Work required:
Write out the opening lines of the data word for word, up to and including the line with "from matplotlib.lines import Line2D", and leave every picture and every later line out.

Supplied data:
* Start *

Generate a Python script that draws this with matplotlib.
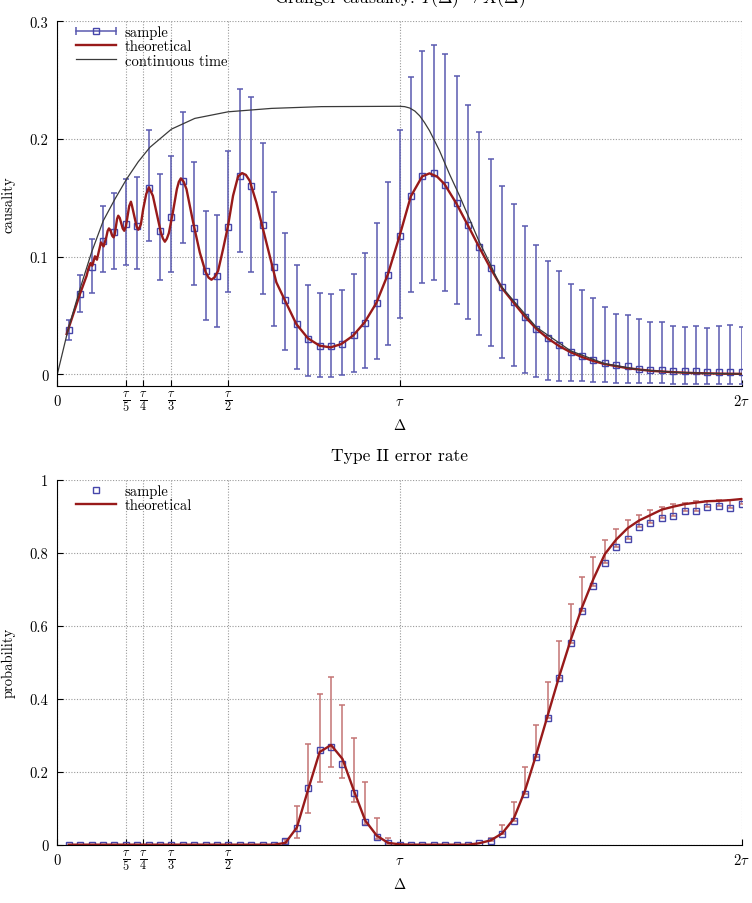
import matplotlib
matplotlib.use("Agg")
import matplotlib.pyplot as plt
import numpy as np
from matplotlib.legend_handler import HandlerBase
from matplotlib.lines import Line2D

plt.rcParams.update({
    "font.family": "serif",
    "font.serif": ["cmr10"],
    "mathtext.fontset": "cm",
    "axes.unicode_minus": False,
    "axes.formatter.use_mathtext": True,
    "font.size": 10.5,
})

# sample lags: k * tau / 30, k = 1..60 (tau = 1)
lag = np.arange(1, 61) / 30

# ---- top panel: Granger causality ----
causal_sample = np.array([
    0.0376, 0.0680, 0.0912, 0.1133, 0.1206, 0.1277, 0.1263, 0.1580, 0.1220, 0.1334,
    0.1645, 0.1246, 0.0880, 0.0835, 0.1254, 0.1687, 0.1597, 0.1268, 0.0909, 0.0631,
    0.0427, 0.0303, 0.0243, 0.0238, 0.0260, 0.0331, 0.0436, 0.0606, 0.0846, 0.1178,
    0.1512, 0.1682, 0.1710, 0.1611, 0.1453, 0.1268, 0.1084, 0.0903, 0.0744, 0.0614,
    0.0489, 0.0387, 0.0306, 0.0246, 0.0192, 0.0158, 0.0124, 0.0096, 0.0076, 0.0068,
    0.0048, 0.0040, 0.0037, 0.0028, 0.0025, 0.0025, 0.0022, 0.0022, 0.0022, 0.0017])
causal_lo = np.array([
    0.0291, 0.0527, 0.0693, 0.0867, 0.0892, 0.0929, 0.0895, 0.1130, 0.0804, 0.0872,
    0.1116, 0.0756, 0.0459, 0.0402, 0.0702, 0.1039, 0.0866, 0.0680, 0.0413, 0.0204,
    0.0045, -0.0012, -0.0023, -0.0023, -0.0010, 0.0017, 0.0051, 0.0127, 0.0252, 0.0478,
    0.0697, 0.0776, 0.0801, 0.0710, 0.0594, 0.0467, 0.0337, 0.0238, 0.0136, 0.0068,
    0.0008, -0.0025, -0.0048, -0.0054, -0.0060, -0.0060, -0.0065, -0.0065, -0.0070, -0.0070,
    -0.0070, -0.0075, -0.0075, -0.0080, -0.0080, -0.0080, -0.0080, -0.0080, -0.0080, -0.0080])
causal_hi = np.array([
    0.0464, 0.0841, 0.1147, 0.1432, 0.1538, 0.1659, 0.1679, 0.2078, 0.1702, 0.1852,
    0.2231, 0.1806, 0.1390, 0.1353, 0.1900, 0.2421, 0.2359, 0.1963, 0.1551, 0.1200,
    0.0931, 0.0761, 0.0690, 0.0680, 0.0719, 0.0855, 0.1028, 0.1285, 0.1636, 0.2076,
    0.2523, 0.2749, 0.2800, 0.2721, 0.2532, 0.2288, 0.2056, 0.1829, 0.1602, 0.1447,
    0.1257, 0.1098, 0.0965, 0.0875, 0.0770, 0.0714, 0.0651, 0.0569, 0.0515, 0.0506,
    0.0467, 0.0444, 0.0441, 0.0413, 0.0402, 0.0413, 0.0396, 0.0413, 0.0421, 0.0399])

theory_lag = np.array([
    0.0273, 0.0468, 0.0662, 0.0857, 0.0905, 0.0940, 0.0974, 0.0998, 0.1022, 0.1061,
    0.1100, 0.1129, 0.1158, 0.1216, 0.1275, 0.1314, 0.1353, 0.1431, 0.1470, 0.1509,
    0.1543, 0.1577, 0.1611, 0.1645, 0.1679, 0.1713, 0.1747, 0.1781, 0.1825, 0.1868,
    0.1912, 0.1956, 0.2005, 0.2053, 0.2102, 0.2151, 0.2180, 0.2258, 0.2320, 0.2365,
    0.2404, 0.2443, 0.2510, 0.2598, 0.2676, 0.2793, 0.2909, 0.3026, 0.3085, 0.3143,
    0.3200, 0.3260, 0.3377, 0.3494, 0.3552, 0.3610, 0.3690, 0.3775, 0.3970, 0.4164,
    0.4330, 0.4420, 0.4505, 0.4600, 0.4700, 0.4845, 0.4990, 0.5136, 0.5283, 0.5400,
    0.5510, 0.5623, 0.5817, 0.6012, 0.6206, 0.6401, 0.6644, 0.6985, 0.7325, 0.7666,
    0.7986, 0.8297, 0.8641, 0.8982, 0.9323, 0.9663, 1.0004, 1.0330, 1.0662, 1.0878,
    1.1100, 1.1315, 1.1656, 1.1996, 1.2317, 1.2657, 1.3000, 1.3333, 1.3667, 1.4000,
    1.4333, 1.4667, 1.5000, 1.5333, 1.5667, 1.6000, 1.6667, 1.7333, 1.8000, 1.8667,
    1.9333, 2.0000])
theory_causal = np.array([
    0.0342, 0.0512, 0.0682, 0.0838, 0.0895, 0.0921, 0.0946, 0.0935, 0.0923, 0.0963,
    0.1003, 0.0989, 0.0974, 0.1048, 0.1121, 0.1104, 0.1087, 0.1164, 0.1218, 0.1240,
    0.1229, 0.1202, 0.1175, 0.1164, 0.1191, 0.1256, 0.1321, 0.1348, 0.1329, 0.1284,
    0.1239, 0.1220, 0.1256, 0.1344, 0.1431, 0.1467, 0.1436, 0.1334, 0.1254, 0.1229,
    0.1248, 0.1276, 0.1404, 0.1532, 0.1589, 0.1517, 0.1362, 0.1206, 0.1155, 0.1127,
    0.1152, 0.1200, 0.1376, 0.1574, 0.1636, 0.1665, 0.1638, 0.1574, 0.1291, 0.1036,
    0.0872, 0.0822, 0.0804, 0.0826, 0.0880, 0.1065, 0.1263, 0.1518, 0.1682, 0.1710,
    0.1695, 0.1645, 0.1461, 0.1234, 0.1008, 0.0782, 0.0633, 0.0427, 0.0306, 0.0243,
    0.0229, 0.0257, 0.0328, 0.0442, 0.0606, 0.0852, 0.1178, 0.1512, 0.1682, 0.1708,
    0.1680, 0.1617, 0.1455, 0.1268, 0.1087, 0.0903, 0.0731, 0.0610, 0.0490, 0.0387,
    0.0306, 0.0240, 0.0188, 0.0147, 0.0113, 0.0087, 0.0052, 0.0030, 0.0018, 0.0010,
    0.0006, 0.0004])

cont_lag = np.array([
    0.0, 0.032, 0.0662, 0.100, 0.1343, 0.1683, 0.2024, 0.2364, 0.2705, 0.3337,
    0.4018, 0.4991, 0.6256, 0.7715, 1.000, 1.015, 1.030, 1.045, 1.059, 1.073,
    1.0878, 1.117, 1.146, 1.1753, 1.2045, 1.2337, 1.2628, 1.292, 1.3333, 1.400,
    1.500, 1.600, 1.700, 1.800, 1.900, 2.000])
cont_causal = np.array([
    0.0, 0.0386, 0.0725, 0.1036, 0.1305, 0.1489, 0.1659, 0.1806, 0.1929, 0.2084,
    0.2175, 0.2231, 0.2260, 0.2275, 0.2278, 0.2275, 0.2263, 0.2237, 0.2197, 0.2140,
    0.2070, 0.1900, 0.1702, 0.1518, 0.1320, 0.1122, 0.0952, 0.0767, 0.0625, 0.0400,
    0.0200, 0.0090, 0.0040, 0.0018, 0.0008, 0.0003])

# ---- bottom panel: type II error rate ----
err_sample = np.array([
    0, 0, 0, 0, 0, 0, 0, 0, 0, 0,
    0, 0, 0, 0, 0, 0, 0, 0, 0, 0.009,
    0.047, 0.155, 0.260, 0.268, 0.222, 0.142, 0.062, 0.020, 0.004, 0,
    0, 0, 0, 0, 0, 0, 0.005, 0.011, 0.029, 0.066,
    0.139, 0.240, 0.348, 0.456, 0.553, 0.641, 0.710, 0.773, 0.816, 0.838,
    0.869, 0.881, 0.894, 0.901, 0.915, 0.915, 0.924, 0.929, 0.923, 0.933])
err_lo = np.array([
    0, 0, 0, 0, 0, 0, 0, 0, 0, 0,
    0, 0, 0, 0, 0, 0, 0, 0, 0, 0.004,
    0.019, 0.088, 0.173, 0.212, 0.184, 0.118, 0.055, 0.015, 0.002, 0,
    0, 0, 0, 0, 0, 0, 0.005, 0.011, 0.029, 0.066,
    0.139, 0.240, 0.348, 0.456, 0.553, 0.641, 0.710, 0.773, 0.816, 0.838,
    0.869, 0.881, 0.894, 0.901, 0.915, 0.915, 0.924, 0.929, 0.923, 0.933])
err_hi = np.array([
    0, 0, 0, 0, 0, 0, 0, 0, 0, 0,
    0, 0, 0, 0, 0, 0, 0, 0, 0, 0.016,
    0.107, 0.275, 0.412, 0.459, 0.384, 0.291, 0.173, 0.072, 0.018, 0,
    0, 0, 0, 0, 0, 0, 0.005, 0.019, 0.054, 0.116,
    0.212, 0.328, 0.447, 0.559, 0.658, 0.733, 0.789, 0.834, 0.865, 0.889,
    0.904, 0.918, 0.926, 0.932, 0.937, 0.941, 0.942, 0.943, 0.944, 0.946])
err_theory = np.array([
    0, 0, 0, 0, 0, 0, 0, 0, 0, 0,
    0, 0, 0, 0, 0, 0, 0, 0, 0, 0.005,
    0.047, 0.152, 0.254, 0.273, 0.235, 0.148, 0.066, 0.025, 0.005, 0.001,
    0, 0, 0, 0, 0, 0, 0.004, 0.012, 0.031, 0.070,
    0.148, 0.248, 0.355, 0.461, 0.560, 0.650, 0.728, 0.796, 0.836, 0.867,
    0.888, 0.903, 0.918, 0.926, 0.933, 0.937, 0.941, 0.942, 0.944, 0.947])

tick_pos = [0, 1 / 5, 1 / 4, 1 / 3, 1 / 2, 1, 2]
tick_text = ["0", r"$\frac{\tau}{5}$", r"$\frac{\tau}{4}$", r"$\frac{\tau}{3}$",
             r"$\frac{\tau}{2}$", r"$\tau$", r"$2\tau$"]

BLUE_BAR = "#5a5ab0"
BLUE_BOX = "#4646aa"
RED_BAR = "#c47474"
RED_LINE = "#981a1a"
GRAY_LINE = "#3a3a3a"


class SampleHandler(HandlerBase):
    # gnuplot-style errorbar key: horizontal bar with end caps and a box
    def create_artists(self, legend, orig_handle, xdescent, ydescent, width, height, fontsize, trans):
        y = height / 2 - ydescent
        x0, x1 = -xdescent, width - xdescent
        bar = Line2D([x0, x1], [y, y], color=BLUE_BAR, lw=1.1)
        caps = Line2D([x0, x1], [y, y], ls="none", marker="|", ms=6, mew=1.1, color=BLUE_BAR)
        box = Line2D([(x0 + x1) / 2], [y], ls="none", marker="s", ms=5, mfc="none", mec=BLUE_BOX, mew=1)
        for a in (bar, caps, box):
            a.set_transform(trans)
        return [bar, caps, box]


def style_axes(ax, ylim, yticks, ylabels, ylabel):
    ax.set_xlim(0, 2)
    ax.set_ylim(*ylim)
    ax.set_xticks(tick_pos)
    ax.set_xticklabels(tick_text)
    ax.set_yticks(yticks)
    ax.set_yticklabels(ylabels)
    ax.spines["top"].set_visible(False)
    ax.spines["right"].set_visible(False)
    ax.grid(True, ls=(0, (1, 1.5)), color="#9a9a9a", lw=0.8)
    ax.set_axisbelow(True)
    ax.tick_params(axis="both", direction="in", length=4, width=0.8, top=False, right=False)
    ax.tick_params(axis="y", pad=6.5)
    ax.tick_params(axis="x", pad=10.8)
    for lab in ax.get_xticklabels():
        lab.set_verticalalignment("center")
        if "frac" in lab.get_text():
            lab.set_fontsize(12.5)
    ax.set_xlabel(r"$\Delta$")
    ax.xaxis.set_label_coords(0.5, -0.085)
    ax.set_ylabel(ylabel)
    ax.yaxis.set_label_coords(-0.061, 0.5)


fig = plt.figure(figsize=(7.52, 9.04), dpi=100)
ax1 = fig.add_axes([0.0762, 0.5722, 0.9101, 0.4031])
ax2 = fig.add_axes([0.0762, 0.0645, 0.9101, 0.4038])

# top panel
ax1.errorbar(lag, causal_sample, yerr=[causal_sample - causal_lo, causal_hi - causal_sample],
             fmt="none", ecolor=BLUE_BAR, elinewidth=1.1, capsize=2.5, capthick=1.1)
ax1.plot(lag, causal_sample, "s", ms=5, mfc="none", mec=BLUE_BOX, mew=1)
ax1.plot(theory_lag, theory_causal, color=RED_LINE, lw=1.7)
ax1.plot(cont_lag, cont_causal, color=GRAY_LINE, lw=0.9)
style_axes(ax1, (-0.0097, 0.3), [0, 0.1, 0.2, 0.3], ["0", "0.1", "0.2", "0.3"], "causality")
ax1.set_title(r"Granger causality: $Y(\Delta) \to X(\Delta)$", pad=13.5)

h_sample = Line2D([], [], color=BLUE_BAR)
h_theory = Line2D([], [], color=RED_LINE, lw=1.7)
h_cont = Line2D([], [], color=GRAY_LINE, lw=0.9)
ax1.legend([h_sample, h_theory, h_cont], ["sample", "theoretical", "continuous time"],
           handler_map={h_sample: SampleHandler()}, loc="upper left",
           bbox_to_anchor=(0.027, 0.99), frameon=False, borderpad=0, borderaxespad=0,
           handlelength=2.74, handletextpad=0.62, labelspacing=0.05)

# bottom panel
has_bar = err_hi - err_lo > 0.002
ax2.errorbar(lag[has_bar], err_sample[has_bar],
             yerr=[(err_sample - err_lo)[has_bar], (err_hi - err_sample)[has_bar]],
             fmt="none", ecolor=RED_BAR, elinewidth=1.1, capsize=2.5, capthick=1.1)
ax2.plot(lag, err_sample, "s", ms=5, mfc="none", mec=BLUE_BOX, mew=1)
ax2.plot(lag, err_theory, color=RED_LINE, lw=1.7)
style_axes(ax2, (0, 1), [0, 0.2, 0.4, 0.6, 0.8, 1], ["0", "0.2", "0.4", "0.6", "0.8", "1"], "probability")
ax2.set_title("Type II error rate", pad=14.2)

h_box = Line2D([], [], ls="none", marker="s", ms=5, mfc="none", mec=BLUE_BOX, mew=1)
ax2.legend([h_box, h_theory], ["sample", "theoretical"], loc="upper left",
           bbox_to_anchor=(0.027, 0.988), frameon=False, borderpad=0, borderaxespad=0,
           handlelength=2.74, handletextpad=0.62, labelspacing=0.05, numpoints=1)

fig.savefig("out.png", dpi=100)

* End *

Reply to the exercise:
Generate a Python script that draws this with matplotlib.
import matplotlib
matplotlib.use("Agg")
import matplotlib.pyplot as plt
import numpy as np
from matplotlib.legend_handler import HandlerBase
from matplotlib.lines import Line2D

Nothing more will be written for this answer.